Het eerste exemplaar van dit meesterlijke boek werd op een feestelijke bijeenkomst gepresenteerd en op die bijeenkomst werd onbedoeld geïllustreerd dat ook de titel van het  boek zorgvuldig gekozen is. Omdat het de inhoudelijke lading precies dekt.

Menig spreker - waaronder de wethouder van cultuur - brak giechelig zijn tong over het woord Stadsie. Dat woord is namelijk afkomstig uit een tijd toen er Utrecht nog overwegend met een Utrechtse tongval werd gesproken en de mensen die de tongval niet beheersten hem/ haar/het moeiteloos verstaan konden.
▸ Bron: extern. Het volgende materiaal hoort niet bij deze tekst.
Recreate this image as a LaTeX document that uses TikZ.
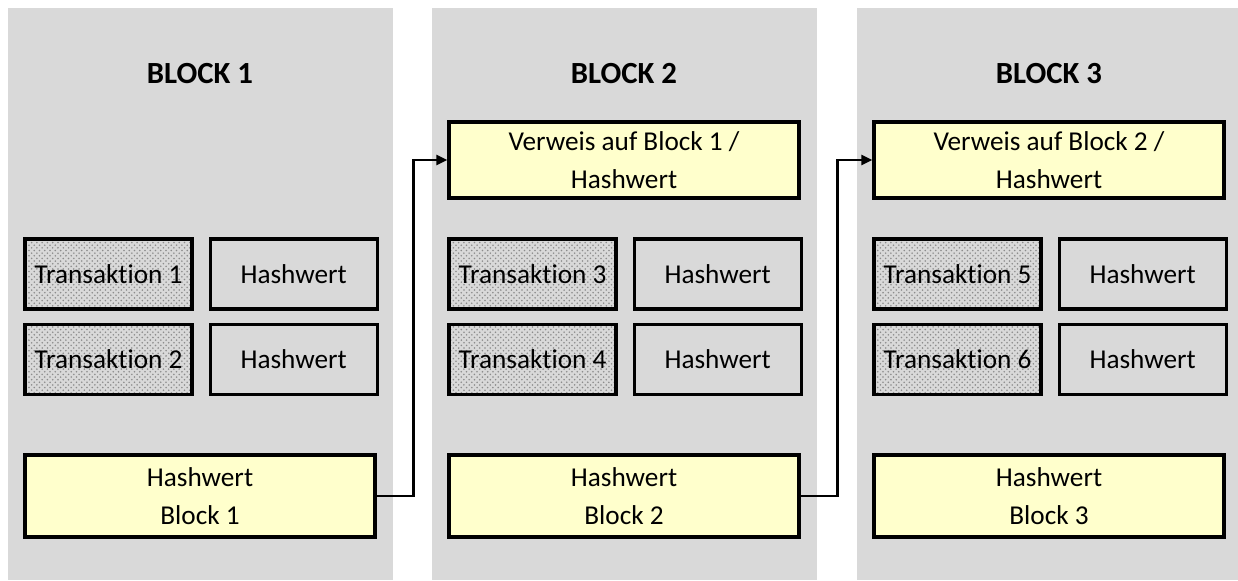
\documentclass[tikz,border=0pt]{standalone}
\usepackage{fontspec}
\setmainfont{Carlito}[Ligatures=NoCommon]
\usetikzlibrary{patterns,positioning,arrows.meta}

\definecolor{panelgray}{HTML}{D9D9D9}
\definecolor{hashyellow}{HTML}{FFFFCC}

\tikzset{
  panel/.style={fill=panelgray, draw=none},
  blocktitle/.style={font=\bfseries\fontsize{17.5}{21}\selectfont},
  box/.style={draw=black, line width=1.8pt, inner sep=0pt, align=center,
    font=\fontsize{15.5}{21.5}\selectfont},
  txbox/.style={box, minimum width=3.34cm, minimum height=1.4cm,
    preaction={fill=panelgray}, pattern=crosshatch dots, pattern color=black!45},
  hwbox/.style={box, minimum width=3.34cm, minimum height=1.4cm},
  widebox/.style={box, fill=hashyellow, minimum width=7cm},
  link/.style={-{Triangle[length=0.22cm,width=0.2cm]}, line width=1.3pt}
}

\begin{document}
\begin{tikzpicture}
\useasboundingbox (0,0) rectangle (24.76,11.6);

% one grey column per block
\foreach \i/\xs in {1/0,2/8.48,3/16.98}{
  \pgfmathtruncatemacro{\ta}{2*\i-1}
  \pgfmathtruncatemacro{\tb}{2*\i}
  \begin{scope}[xshift=\xs cm]
    \fill[panel] (0.16,0) rectangle (7.86,11.44);
    \node[blocktitle] (title\i) at (4.0,10.12) {BLOCK \i};
    \node[txbox] (txa\i) at (2.17,6.12) {Transaktion \ta};
    \node[hwbox, right=0.3cm of txa\i] (hwa\i) {Hashwert};
    \node[txbox, below=0.24cm of txa\i] (txb\i) {Transaktion \tb};
    \node[hwbox, right=0.3cm of txb\i] (hwb\i) {Hashwert};
    \node[widebox, minimum height=1.64cm] (hash\i) at (4.0,1.68) {Hashwert\\Block \i};
  \end{scope}
}

% references to the previous block
\node[widebox, minimum height=1.52cm] (ref2) at (12.48,8.4) {Verweis auf Block 1 /\\Hashwert};
\node[widebox, minimum height=1.52cm] (ref3) at (20.98,8.4) {Verweis auf Block 2 /\\Hashwert};

\draw[link] (hash1.east) -- ++(0.74,0) |- (ref2.west);
\draw[link] (hash2.east) -- ++(0.74,0) |- (ref3.west);
\end{tikzpicture}
\end{document}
Die tijd is geschiedenis geworden en geschiedenis is voorbij. Dit heeft als gevolg dat het sociale cement van Utrecht niet langer het eigene van een unieke tongval is. We spreken tegenwoordig letterlijk en figuurlijk in Utrecht niet allemaal dezelfde taal meer. Er schijnen in Utrecht al meer dan 125 talen gesproken te worden die ik niet versta, las ik pas.

De taal die we ooit allemaal wel spraken of op zijn minst moeiteloos verstonden kom je uitsluitend nog tegen in geestig bedoelde reclames of in een enkele soapserie op RTV Utrecht. En je kunt op feestelijke toespraken je best doen je tong te breken over de uitspraak van het woord Stadsie.

(p.s.: Ad van Liempt en Ton van den Berg zijn vanaf 30 december t/m eind januari ieder weekend op RTV-Utrecht te zien met een groot aantal foto's uit het boek waar zij tekst en uitleg bij geven. Titel van het programma: Tijd van Toen. Daar hoef je dus je tong niet over te breken).